Soccer stadium in Conway, South Carolina, US

The CCU Soccer Complex is a collegiate soccer stadium that was opened in Fall of 2024 at Coastal Carolina University. It replaced the old stadium Coastal Carolina University Soccer Field, when it was torn down in order to reroute University Boulvard along with the construction of the Indoor Practice Facility.

It serves at home venue to the men's and women's soccer teams of the University. The total cost of the stadium was $5 million, and included press boxes and scoreboard. A second phase will include game-day locker rooms, restrooms and concessions, and it is expected to be finished in 2025. The venue was built with $3,5 million from the CCU Student Housing Foundation and the rest was donated by former CCU American football coach and CEO of TD Ameritrade Joe Moglia. The University did not disclose the amount gifted by Moglia.
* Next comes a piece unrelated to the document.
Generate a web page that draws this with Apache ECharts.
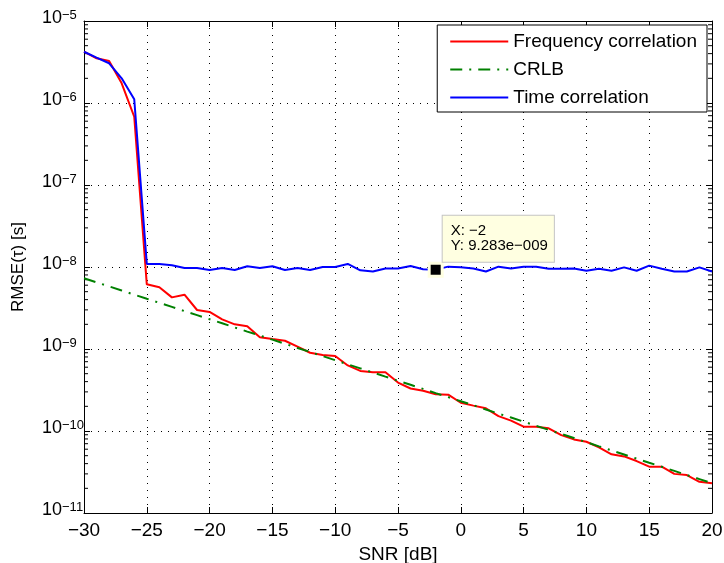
<!DOCTYPE html>
<html><head><meta charset="utf-8">
<script src="https://cdn.jsdelivr.net/npm/echarts@6/dist/echarts.min.js"></script>
<style>html,body{margin:0;padding:0;background:#fff}#c{width:724px;height:563px}</style>
</head><body><div id="c"></div>
<script>
// ---- data ----
const snr = [-30,-29,-28,-27,-26,-25,-24,-23,-22,-21,-20,-19,-18,-17,-16,-15,-14,-13,-12,-11,-10,-9,-8,-7,-6,-5,-4,-3,-2,-1,0,1,2,3,4,5,6,7,8,9,10,11,12,13,14,15,16,17,18,19,20];
const freqCorr = [4.22e-6,3.51e-6,3.25e-6,1.74e-6,6.8e-7,6.15e-9,5.65e-9,4.26e-9,4.6e-9,2.99e-9,2.83e-9,2.3e-9,2.0e-9,1.9e-9,1.39e-9,1.32e-9,1.26e-9,1.07e-9,9.0e-10,8.45e-10,8.2e-10,6.3e-10,5.4e-10,5.2e-10,5.2e-10,3.9e-10,3.3e-10,3.1e-10,2.8e-10,2.77e-10,2.21e-10,2.04e-10,1.89e-10,1.52e-10,1.34e-10,1.13e-10,1.13e-10,1.08e-10,8.9e-11,7.9e-11,7.4e-11,6.3e-11,5.2e-11,4.9e-11,4.3e-11,3.67e-11,3.67e-11,3.0e-11,2.9e-11,2.4e-11,2.3e-11];
const crlb = [7.3e-9,6.5e-9,5.8e-9,5.17e-9,4.6e-9,4.1e-9,3.66e-9,3.26e-9,2.9e-9,2.59e-9,2.31e-9,2.06e-9,1.83e-9,1.63e-9,1.46e-9,1.3e-9,1.16e-9,1.03e-9,9.2e-10,8.2e-10,7.3e-10,6.5e-10,5.8e-10,5.17e-10,4.6e-10,4.1e-10,3.66e-10,3.26e-10,2.9e-10,2.59e-10,2.31e-10,2.06e-10,1.83e-10,1.63e-10,1.46e-10,1.3e-10,1.16e-10,1.03e-10,9.2e-11,8.2e-11,7.3e-11,6.5e-11,5.8e-11,5.17e-11,4.6e-11,4.1e-11,3.66e-11,3.26e-11,2.9e-11,2.59e-11,2.31e-11];
const timeCorr = [4.22e-6,3.57e-6,3.05e-6,2.0e-6,1.11e-6,1.09e-8,1.09e-8,1.05e-8,9.7e-9,9.7e-9,9.2e-9,9.7e-9,9.2e-9,1.02e-8,9.7e-9,1.02e-8,9.2e-9,9.7e-9,9.2e-9,1.0e-8,1.0e-8,1.09e-8,9.1e-9,8.8e-9,9.6e-9,9.6e-9,1.03e-8,9.4e-9,9.283e-9,1.01e-8,9.9e-9,9.6e-9,8.8e-9,1.01e-8,9.6e-9,1.01e-8,1.01e-8,9.5e-9,9.5e-9,9.6e-9,9.0e-9,9.5e-9,9.0e-9,9.9e-9,9.0e-9,1.04e-8,9.5e-9,8.8e-9,8.8e-9,9.9e-9,8.8e-9];
const seriesNames = ['Frequency correlation','CRLB','Time correlation'];
const xMin = -30, xMax = 20, xStep = 5;
const yMin = 1e-11, yMax = 1e-5;
const minorDecades = [-11,-10,-9,-8,-7,-6];
const minorMantissas = [2,3,4,5,6,7,8,9];
const tipX = -2, tipY = 9.283e-9;
const xName = 'SNR [dB]', yName = 'RMSE(\u03c4) [s]';

// ---- chart ----
const FONT = '"Liberation Sans", Arial, Helvetica, sans-serif';
const minus = s => String(s).replace('-', '\u2212');
const pairs = arr => snr.map((x, i) => [x, arr[i]]);
const minorTicks = [];
minorDecades.forEach(d => minorMantissas.forEach(m => minorTicks.push([xMin, +(m + 'e' + d)])));
const tipYText = (() => { const p = tipY.toExponential(3).split('e'); const e = parseInt(p[1], 10);
  return p[0] + 'e' + (e < 0 ? '\u2212' : '+') + String(Math.abs(e)).padStart(3, '0'); })();

const chart = echarts.init(document.getElementById('c'), null, {renderer: 'canvas'});
const axisLineStyle = {show: true, onZero: false, lineStyle: {color: '#000', width: 1}};
const gridLine = {show: true, lineStyle: {color: '#000', width: 1, type: [1, 6]}};
const option = {
  animation: false,
  backgroundColor: '#fff',
  grid: {left: 84, right: 12, top: 21, bottom: 50, containLabel: false, outerBoundsMode: 'none'},
  xAxis: [
    {type: 'value', min: xMin, max: xMax, interval: xStep, position: 'bottom',
     axisLine: axisLineStyle, axisTick: {inside: true, length: 6, lineStyle: {color: '#000'}},
     axisLabel: {fontSize: 19, color: '#000', fontFamily: FONT, margin: 8, formatter: v => minus(v)},
     splitLine: gridLine,
     name: xName, nameLocation: 'middle', nameGap: 29,
     nameTextStyle: {fontSize: 19, color: '#000', fontFamily: FONT}},
    {type: 'value', min: xMin, max: xMax, interval: xStep, position: 'top',
     axisLine: axisLineStyle, axisTick: {inside: true, length: 6, lineStyle: {color: '#000'}},
     axisLabel: {show: false}, splitLine: {show: false}}
  ],
  yAxis: [
    {type: 'log', logBase: 10, min: yMin, max: yMax, position: 'left',
     axisLine: axisLineStyle, axisTick: {inside: true, length: 6, lineStyle: {color: '#000'}},
     axisLabel: {margin: 42, align: 'left', padding: [0, 0, 6, 0],
       formatter: v => '{b|10}{s|' + minus(Math.round(Math.log10(v))) + '}',
       rich: {b: {fontSize: 18, fontFamily: FONT, color: '#000', verticalAlign: 'bottom', lineHeight: 18, padding: [6, 0, 0, 0]},
              s: {fontSize: 13, fontFamily: FONT, color: '#000', verticalAlign: 'top', lineHeight: 13}}},
     splitLine: gridLine,
     name: yName, nameLocation: 'middle', nameGap: 57, nameRotate: 90,
     nameTextStyle: {fontSize: 17, color: '#000', fontFamily: FONT}},
    {type: 'log', logBase: 10, min: yMin, max: yMax, position: 'right',
     axisLine: axisLineStyle, axisTick: {inside: true, length: 6, lineStyle: {color: '#000'}},
     axisLabel: {show: false}, splitLine: {show: false}}
  ],
  legend: {
    data: seriesNames, orient: 'vertical', right: 17, top: 25,
    backgroundColor: '#fff', borderColor: '#000', borderWidth: 1, borderRadius: 0,
    padding: [7, 10, 5, 12], itemGap: 9, itemWidth: 58, itemHeight: 19,
    itemStyle: {opacity: 0},
    textStyle: {fontSize: 19, fontFamily: FONT, color: '#000'}
  },
  series: [
    {type: 'custom', name: 'minorTicks', coordinateSystem: 'cartesian2d', silent: true, clip: false,
     data: minorTicks, encode: {x: 0, y: 1}, z: 1,
     renderItem: (params, api) => {
       const v = api.value(1);
       const l = api.coord([xMin, v]), r = api.coord([xMax, v]);
       return {type: 'group', children: [
         {type: 'line', shape: {x1: l[0], y1: l[1], x2: l[0] + 4, y2: l[1]}, style: {stroke: '#000', lineWidth: 1}},
         {type: 'line', shape: {x1: r[0] - 4, y1: r[1], x2: r[0], y2: r[1]}, style: {stroke: '#000', lineWidth: 1}}
       ]};
     }},
    {type: 'line', name: seriesNames[0], data: pairs(freqCorr), symbol: 'none', showSymbol: false,
     lineStyle: {color: '#ff0000', width: 2}, itemStyle: {color: '#ff0000'}, z: 3},
    {type: 'line', name: seriesNames[1], data: pairs(crlb), symbol: 'none', showSymbol: false,
     lineStyle: {color: '#008000', width: 2, type: [12, 7, 2, 7]}, itemStyle: {color: '#008000'}, z: 3},
    {type: 'line', name: seriesNames[2], data: pairs(timeCorr), symbol: 'none', showSymbol: false,
     lineStyle: {color: '#0000ff', width: 2}, itemStyle: {color: '#0000ff'}, z: 4,
     markPoint: {
       symbol: 'rect', symbolSize: 13, silent: true, animation: false,
       itemStyle: {color: '#000', borderColor: '#ffffe1', borderWidth: 3},
       label: {show: true, position: [15, -46], formatter: 'X: ' + minus(tipX) + '\nY: ' + tipYText,
         fontSize: 15, lineHeight: 15, fontFamily: FONT, color: '#000',
         backgroundColor: '#ffffe1', borderColor: '#c4c4c4', borderWidth: 1, padding: [8, 6, 8, 8]},
       data: [{coord: [tipX, tipY]}]
     }}
  ]
};
chart.setOption(option);
</script></body></html>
I want to be able to keep that number confidential. Most of the things I’ve given over the span of my lifetime frankly have been anonymous or confidential. For this one it was special enough for the university that they felt it really warranted announcing.
— Joe Moglia about his donation to CCU

The first game at the stadium was a women's soccer contest between Coastal and Richmond. That game ended in a 1–1 draw, with Coastal's Olivia Goretski scoring the first goal in the stadium's history.